By Anyway Yotamu
Youth, Sport, Arts, and Recreation Minister, Kirsty Coventry was pleased by the progress on uplifting the National Sports Stadium when she on Wednesday 6th of May 2020 toured the sporting facility accompanied by the Permanent Secretary in the Ministry, Dr. Thokozile Chitepo, Sports and Recreation Commission Director-General Prince Mupazviriho, officials from the Ministry of Local Government and Public Works and ZIFA spokesperson Xolisani Gwesela.
The National Sports Stadium has undergone a massive facelift from March this year.

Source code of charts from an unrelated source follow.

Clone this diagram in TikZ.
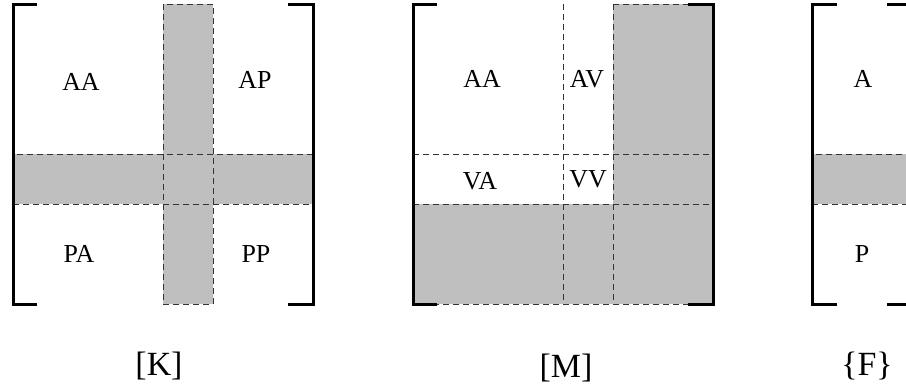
\documentclass[tikz,border=0pt]{standalone}
\usepackage{fontspec}
\setmainfont{Liberation Serif}
\begin{document}
\begin{tikzpicture}[x=1bp,y=-1bp,
  shade/.style={fill=black!25, draw=none},
  dline/.style={draw=black!80, line width=0.9bp, dash pattern=on 6bp off 4bp},
  brk/.style={draw=black, line width=3bp},
  inlab/.style={anchor=base, inner sep=0pt, font=\fontsize{26}{30}\selectfont},
  outlab/.style={anchor=base, inner sep=0pt, font=\fontsize{34}{40}\selectfont}]
\useasboundingbox (0,0) rectangle (906,391);
\clip (0,0) rectangle (906,391);
% ---------- Matrix K ----------
\fill[shade] (163,4) rectangle (213,304);
\fill[shade] (13,154) rectangle (313,204);
\draw[dline] (163,4) rectangle (213,304);
\draw[dline] (13,154) rectangle (313,204);
\draw[brk] (37,4) -- (13,4) -- (13,304) -- (37,304);
\draw[brk] (288,4) -- (313,4) -- (313,304) -- (288,304);
\node[inlab] (kaa) at (81,90) {AA};
\node[inlab] (kap) at (255,88) {AP};
\node[inlab] (kpa) at (79,262) {PA};
\node[inlab] (kpp) at (256,262) {PP};
\node[outlab] (klab) at (159,375) {[K]};
% ---------- Matrix M ----------
\fill[shade] (613,4) rectangle (713,304);
\fill[shade] (413,204) rectangle (713,304);
\draw[dline] (563,4) -- (563,304);
\draw[dline] (613,4) -- (613,304);
\draw[dline] (413,154) -- (713,154);
\draw[dline] (413,204) -- (713,204);
\draw[dline] (613,4) -- (713,4);
\draw[dline] (413,304) -- (713,304);
\draw[brk] (437,4) -- (413,4) -- (413,304) -- (437,304);
\draw[brk] (688,4) -- (713,4) -- (713,304) -- (688,304);
\node[inlab] (maa) at (482,87) {AA};
\node[inlab] (mav) at (587,87) {AV};
\node[inlab] (mva) at (480,189) {VA};
\node[inlab] (mvv) at (588,187) {VV};
\node[outlab] (mlab) at (566,377) {[M]};
% ---------- Vector F ----------
\fill[shade] (812,154) rectangle (912,204);
\draw[dline] (812,154) rectangle (912,204);
\draw[brk] (837,4) -- (812,4) -- (812,304) -- (837,304);
\draw[brk] (887,4) -- (912,4) -- (912,304) -- (887,304);
\node[inlab] (fa) at (863,87) {A};
\node[inlab] (fp) at (862,262) {P};
\node[outlab] (flab) at (867,375) {\{F\}};
\end{tikzpicture}
\end{document}
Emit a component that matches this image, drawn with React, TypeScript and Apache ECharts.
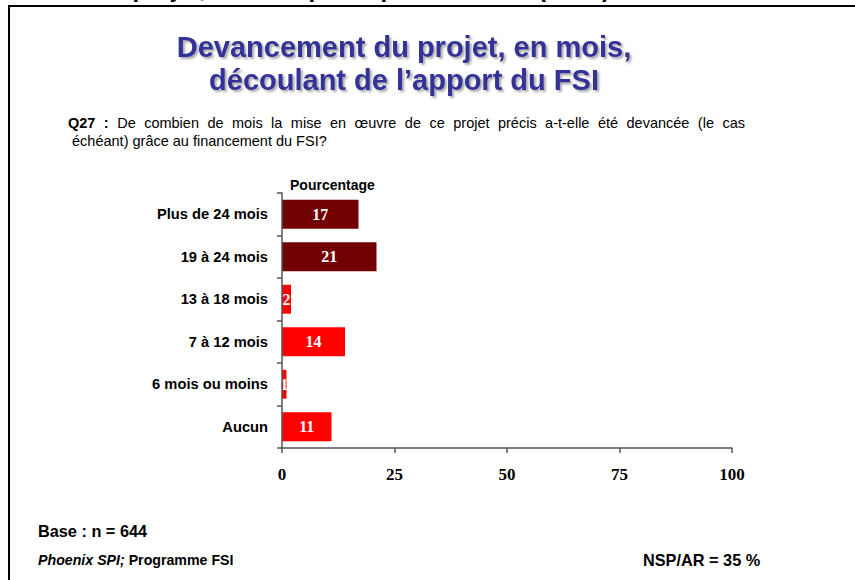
import React, { useEffect, useRef } from "react";
import * as echarts from "echarts";

const categories = [
  "Plus de 24 mois",
  "19 à 24 mois",
  "13 à 18 mois",
  "7 à 12 mois",
  "6 mois ou moins",
  "Aucun",
];
const values = [17, 21, 2, 14, 1, 11];
const longDelayCount = 2; // first two categories drawn in dark red
const xMin = 0;
const xMax = 100;
const xInterval = 25;

const titleLines = ["Devancement du projet, en mois,", "découlant de l’apport du FSI"];
const questionLabel = "Q27 :";
const questionLine1 = "De combien de mois la mise en œuvre de ce projet précis a-t-elle été devancée (le cas";
const questionLine2 = " échéant) grâce au financement du FSI?";
const axisTitle = "Pourcentage";
const baseText = "Base : n = 644";
const sourceItalic = "Phoenix SPI;";
const sourceRest = " Programme FSI";
const nspText = "NSP/AR = 35 %";
const cutTopText = "Avancement du projet, selon la participation au FSI (suite)";

const SANS = "'Liberation Sans', Arial, Helvetica, sans-serif";
const SERIF = "'Liberation Serif', 'Times New Roman', serif";
const DARK_RED = "#720000";
const RED = "#FF0000";
const TITLE_BLUE = "#333399";
const AXIS_COLOR = "#555555";
const Q_SIZE = 14.5;

// justified first question line (text box 68 → 745)
function justifiedLine(x0: number, x1: number, y: number): any[] {
  const canvas = document.createElement("canvas");
  const ctx = canvas.getContext("2d")!;
  const tokens: { t: string; bold: boolean }[] = [];
  questionLabel.split(" ").forEach((w) => tokens.push({ t: w, bold: true }));
  questionLine1.split(" ").forEach((w) => tokens.push({ t: w, bold: false }));
  const widths = tokens.map((tk) => {
    ctx.font = `${tk.bold ? "bold " : ""}${Q_SIZE}px ${SANS}`;
    return ctx.measureText(tk.t).width;
  });
  const total = widths.reduce((a, b) => a + b, 0);
  const gap = (x1 - x0 - total) / (tokens.length - 1);
  let x = x0;
  return tokens.map((tk, i) => {
    const el = {
      type: "text",
      x,
      y,
      style: {
        text: tk.t,
        font: `${tk.bold ? "bold " : ""}${Q_SIZE}px ${SANS}`,
        fill: "#000",
        align: "left",
        verticalAlign: "middle",
      },
    };
    x += widths[i] + gap;
    return el;
  });
}

export default function App() {
  const ref = useRef<HTMLDivElement>(null);

  useEffect(() => {
    if (!ref.current) return;
    const chart = echarts.init(ref.current, null, { renderer: "svg" });

    const titleStyle = (text: string) => ({
      text,
      font: `bold 29px ${SANS}`,
      fill: TITLE_BLUE,
      align: "center",
      verticalAlign: "middle",
      textShadowColor: "rgba(110,110,110,0.6)",
      textShadowOffsetX: 2,
      textShadowOffsetY: 2,
      textShadowBlur: 2,
    });

    const option: any = {
      animation: false,
      backgroundColor: "#ffffff",
      grid: { left: 282, top: 193, width: 450, height: 255, containLabel: false },
      xAxis: {
        type: "value",
        min: xMin,
        max: xMax,
        interval: xInterval,
        position: "bottom",
        axisLine: { show: true, lineStyle: { color: AXIS_COLOR, width: 1.5 } },
        axisTick: { show: true, inside: false, length: 5, lineStyle: { color: AXIS_COLOR, width: 1.5 } },
        splitLine: { show: false },
        axisLabel: {
          margin: 18,
          color: "#000",
          fontFamily: SERIF,
          fontWeight: "bold",
          fontSize: 17,
        },
      },
      yAxis: {
        type: "category",
        data: categories,
        inverse: true,
        z: 5,
        axisLine: { show: true, lineStyle: { color: AXIS_COLOR, width: 1.5 } },
        axisTick: { show: true, inside: false, length: 5, alignWithLabel: false, lineStyle: { color: AXIS_COLOR, width: 1.5 } },
        splitLine: { show: false },
        axisLabel: {
          margin: 14,
          color: "#000",
          fontFamily: SANS,
          fontWeight: "bold",
          fontSize: 14.7,
        },
      },
      series: [
        {
          type: "bar",
          data: values.map((v, i) => ({
            value: v,
            itemStyle: { color: i < longDelayCount ? DARK_RED : RED },
          })),
          barCategoryGap: "32%",
          label: {
            show: true,
            position: "inside",
            color: "#ffffff",
            fontFamily: SERIF,
            fontWeight: "bold",
            fontSize: 16,
          },
        },
      ],
      graphic: [
        {
          type: "polyline",
          silent: true,
          shape: { points: [[9, 590], [9, 6], [870, 6]] },
          style: { stroke: "#000", lineWidth: 2, fill: null },
        },
        {
          type: "text",
          x: -52,
          y: -12,
          style: {
            text: cutTopText,
            font: `bold 24px ${SANS}`,
            fill: "#000",
            align: "left",
            verticalAlign: "middle",
          },
        },
        { type: "text", x: 404, y: 47, style: titleStyle(titleLines[0]) },
        { type: "text", x: 404, y: 80, style: titleStyle(titleLines[1]) },
        ...justifiedLine(68, 745, 123),
        {
          type: "text",
          x: 68,
          y: 141,
          style: {
            text: questionLine2,
            font: `normal ${Q_SIZE}px ${SANS}`,
            fill: "#000",
            align: "left",
            verticalAlign: "middle",
          },
        },
        {
          type: "text",
          x: 290,
          y: 185,
          style: {
            text: axisTitle,
            font: `bold 14px ${SANS}`,
            fill: "#000",
            align: "left",
            verticalAlign: "middle",
          },
        },
        {
          type: "text",
          x: 38,
          y: 531,
          style: {
            text: baseText,
            font: `bold 16.3px ${SANS}`,
            fill: "#000",
            align: "left",
            verticalAlign: "middle",
          },
        },
        {
          type: "text",
          x: 38,
          y: 560,
          style: {
            text: `{i|${sourceItalic}}{b|${sourceRest}}`,
            align: "left",
            verticalAlign: "middle",
            rich: {
              i: { fontFamily: SANS, fontWeight: "bold", fontStyle: "italic", fontSize: 14.2, fill: "#000" },
              b: { fontFamily: SANS, fontWeight: "bold", fontSize: 14.2, fill: "#000" },
            },
          },
        },
        {
          type: "text",
          x: 643,
          y: 560,
          style: {
            text: nspText,
            font: `bold 16.3px ${SANS}`,
            fill: "#000",
            align: "left",
            verticalAlign: "middle",
          },
        },
      ],
    };

    chart.setOption(option);
    return () => chart.dispose();
  }, []);

  return (
    <div
      ref={ref}
      style={{ position: "absolute", left: 0, top: 0, width: 855, height: 580, background: "#fff" }}
    />
  );
}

Its battered pitch has been transformed into a fresh and green surface, a new media centre has been created while renovations of the dressing rooms now completed.

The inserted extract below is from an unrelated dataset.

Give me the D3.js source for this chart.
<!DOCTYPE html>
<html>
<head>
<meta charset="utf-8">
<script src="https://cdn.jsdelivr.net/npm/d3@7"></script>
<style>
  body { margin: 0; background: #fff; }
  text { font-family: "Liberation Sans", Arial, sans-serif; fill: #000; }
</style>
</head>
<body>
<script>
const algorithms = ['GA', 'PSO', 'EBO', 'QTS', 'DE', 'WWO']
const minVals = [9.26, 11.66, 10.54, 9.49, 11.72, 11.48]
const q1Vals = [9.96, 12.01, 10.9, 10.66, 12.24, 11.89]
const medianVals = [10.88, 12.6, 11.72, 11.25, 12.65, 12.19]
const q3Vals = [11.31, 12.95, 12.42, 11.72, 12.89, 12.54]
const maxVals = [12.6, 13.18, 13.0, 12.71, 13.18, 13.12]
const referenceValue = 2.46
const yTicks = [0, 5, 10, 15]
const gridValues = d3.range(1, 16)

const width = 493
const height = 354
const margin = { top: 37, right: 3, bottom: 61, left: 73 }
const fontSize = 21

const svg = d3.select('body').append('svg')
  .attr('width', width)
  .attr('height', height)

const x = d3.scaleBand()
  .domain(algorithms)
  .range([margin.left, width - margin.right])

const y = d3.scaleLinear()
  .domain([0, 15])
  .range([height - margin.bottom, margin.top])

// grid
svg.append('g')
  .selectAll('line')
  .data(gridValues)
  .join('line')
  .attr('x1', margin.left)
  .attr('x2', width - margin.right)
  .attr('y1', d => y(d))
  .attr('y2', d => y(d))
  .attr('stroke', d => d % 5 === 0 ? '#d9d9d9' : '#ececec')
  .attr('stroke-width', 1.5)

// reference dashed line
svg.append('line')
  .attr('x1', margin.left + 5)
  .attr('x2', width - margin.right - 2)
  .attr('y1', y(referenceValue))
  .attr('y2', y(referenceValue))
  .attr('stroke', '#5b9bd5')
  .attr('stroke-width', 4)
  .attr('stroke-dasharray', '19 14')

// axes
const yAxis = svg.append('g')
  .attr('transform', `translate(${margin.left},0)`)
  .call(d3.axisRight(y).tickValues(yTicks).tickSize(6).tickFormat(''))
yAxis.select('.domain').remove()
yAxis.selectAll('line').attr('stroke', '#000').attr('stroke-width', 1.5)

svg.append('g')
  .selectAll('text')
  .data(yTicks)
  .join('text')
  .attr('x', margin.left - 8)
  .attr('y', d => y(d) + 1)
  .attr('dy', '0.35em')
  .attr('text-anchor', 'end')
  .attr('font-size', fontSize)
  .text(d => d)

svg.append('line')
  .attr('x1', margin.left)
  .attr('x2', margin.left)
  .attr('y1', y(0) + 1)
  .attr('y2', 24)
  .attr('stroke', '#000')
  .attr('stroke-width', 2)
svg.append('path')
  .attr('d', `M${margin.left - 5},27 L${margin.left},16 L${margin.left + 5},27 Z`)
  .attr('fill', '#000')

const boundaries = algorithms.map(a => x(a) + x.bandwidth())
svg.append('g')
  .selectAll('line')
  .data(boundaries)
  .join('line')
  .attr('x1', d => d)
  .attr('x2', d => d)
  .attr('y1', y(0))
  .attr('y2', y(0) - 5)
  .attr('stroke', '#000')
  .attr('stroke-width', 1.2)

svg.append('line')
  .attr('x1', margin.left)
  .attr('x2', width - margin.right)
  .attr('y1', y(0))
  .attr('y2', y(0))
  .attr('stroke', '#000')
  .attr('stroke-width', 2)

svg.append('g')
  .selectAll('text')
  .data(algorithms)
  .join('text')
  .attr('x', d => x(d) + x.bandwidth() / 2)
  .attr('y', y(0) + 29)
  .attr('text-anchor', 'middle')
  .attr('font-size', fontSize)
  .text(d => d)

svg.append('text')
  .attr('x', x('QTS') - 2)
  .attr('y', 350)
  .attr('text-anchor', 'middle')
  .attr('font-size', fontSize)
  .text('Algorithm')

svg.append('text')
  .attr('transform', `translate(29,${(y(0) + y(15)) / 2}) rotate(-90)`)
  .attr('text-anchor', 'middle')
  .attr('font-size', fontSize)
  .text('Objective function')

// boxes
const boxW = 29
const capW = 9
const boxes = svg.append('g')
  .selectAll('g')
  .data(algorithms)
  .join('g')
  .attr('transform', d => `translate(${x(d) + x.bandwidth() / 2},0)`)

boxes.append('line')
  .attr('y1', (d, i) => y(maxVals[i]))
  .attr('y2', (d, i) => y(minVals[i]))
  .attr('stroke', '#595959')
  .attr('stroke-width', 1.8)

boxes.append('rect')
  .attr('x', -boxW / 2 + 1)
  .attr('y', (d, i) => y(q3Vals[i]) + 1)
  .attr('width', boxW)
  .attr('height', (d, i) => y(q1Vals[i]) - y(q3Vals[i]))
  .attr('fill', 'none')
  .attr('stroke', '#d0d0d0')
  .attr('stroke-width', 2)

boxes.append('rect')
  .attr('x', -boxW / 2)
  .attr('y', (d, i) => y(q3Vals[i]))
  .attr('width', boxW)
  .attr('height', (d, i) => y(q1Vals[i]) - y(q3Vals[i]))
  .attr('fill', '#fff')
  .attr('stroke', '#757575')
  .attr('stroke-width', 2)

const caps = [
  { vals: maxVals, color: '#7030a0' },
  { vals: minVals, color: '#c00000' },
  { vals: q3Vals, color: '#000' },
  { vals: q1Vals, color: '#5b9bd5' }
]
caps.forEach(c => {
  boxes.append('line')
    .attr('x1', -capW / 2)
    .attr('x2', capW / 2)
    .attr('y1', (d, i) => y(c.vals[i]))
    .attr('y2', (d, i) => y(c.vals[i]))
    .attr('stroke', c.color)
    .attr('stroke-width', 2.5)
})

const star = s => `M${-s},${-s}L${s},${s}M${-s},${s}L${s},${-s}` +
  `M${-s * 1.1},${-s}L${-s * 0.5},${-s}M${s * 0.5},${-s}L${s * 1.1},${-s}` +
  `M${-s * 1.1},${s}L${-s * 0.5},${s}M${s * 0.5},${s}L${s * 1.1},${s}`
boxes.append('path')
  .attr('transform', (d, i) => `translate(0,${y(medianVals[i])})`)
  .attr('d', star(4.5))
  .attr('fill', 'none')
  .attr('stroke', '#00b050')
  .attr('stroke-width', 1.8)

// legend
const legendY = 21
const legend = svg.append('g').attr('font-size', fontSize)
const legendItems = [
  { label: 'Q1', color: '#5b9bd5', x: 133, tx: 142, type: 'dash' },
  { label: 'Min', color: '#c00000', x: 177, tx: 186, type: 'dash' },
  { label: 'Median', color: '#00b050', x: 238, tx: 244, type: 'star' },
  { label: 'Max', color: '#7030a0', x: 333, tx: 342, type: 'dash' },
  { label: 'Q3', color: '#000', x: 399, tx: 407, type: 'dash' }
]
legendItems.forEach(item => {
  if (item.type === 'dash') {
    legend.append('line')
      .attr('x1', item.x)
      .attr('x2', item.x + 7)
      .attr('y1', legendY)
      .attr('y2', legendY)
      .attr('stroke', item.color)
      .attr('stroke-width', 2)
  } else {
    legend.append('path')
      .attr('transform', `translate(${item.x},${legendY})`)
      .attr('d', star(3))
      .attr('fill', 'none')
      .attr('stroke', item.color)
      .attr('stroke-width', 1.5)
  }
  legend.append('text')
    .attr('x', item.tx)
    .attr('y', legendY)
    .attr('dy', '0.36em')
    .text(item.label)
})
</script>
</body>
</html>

Speaking to journalists after touring the facility Minister Coventry said, “Government distributed the funds for the exercise and has received reports of the work on most of the targeted areas which is now at 70 percent complete.

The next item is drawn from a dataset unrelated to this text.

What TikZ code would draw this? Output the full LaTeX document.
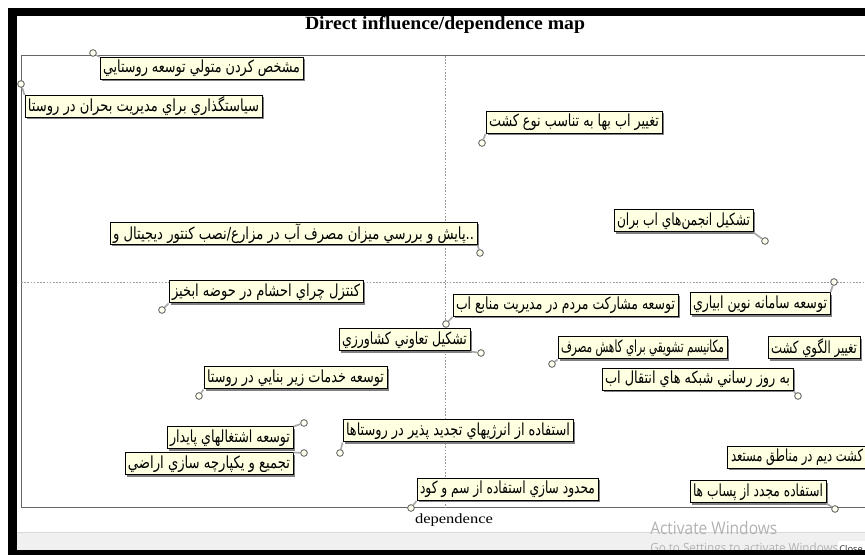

“The bucket seats are unlikely to be installed by July 15 because of complications related to their procurement in the wake of the challenges brought about by the global lockdown triggered by the COVID-19 outbreak. The government is going to procure bucket seats for the National Sports Stadium, Barbourfields, and Sakubva because it’s cost-effective to do the process once rather than in phases.”
She also added that “Engineers are looking at how erecting bucket seats will affect the capacity of the stadium with Government looking at the best possible ways of carrying out the exercise without cutting the stadium’s sitting capacity by a considerable figure given doing so will ultimately be unfair to the fans.
“From next week, ZIFA and the Sports Commission will compile all the work done at the National Sports Stadium and send a report to CAF, which should be received before June 15, to enable the continental football governing body to send officials to inspect the giant stadium. The country’s biggest sports stadium, the traditional home of the Warriors, was barred from hosting international matches after both CAF and FIFA ruled there were areas that needed to be fixed first.
“I haven’t been here for about five or six weeks and there have been very drastic changes, especially in the team rooms, in the changing rooms, in the bathrooms, in the media centre here. It’s looking very nice, very professional,” she said.
“The team has been working very hard, it’s nice to see that progress has been made. I’m very happy with how things are. There are a few minor adjustments, on what I have told the teams we would like to see.
“The pitch is great, the before and after pictures I’m seeing there has been a huge change. I think what we would ideally want to see, I think in the next 12 months and this will be budget-dependent, will be to redo the entire pitch, get a fresh pitch in,” said Minister Coventry.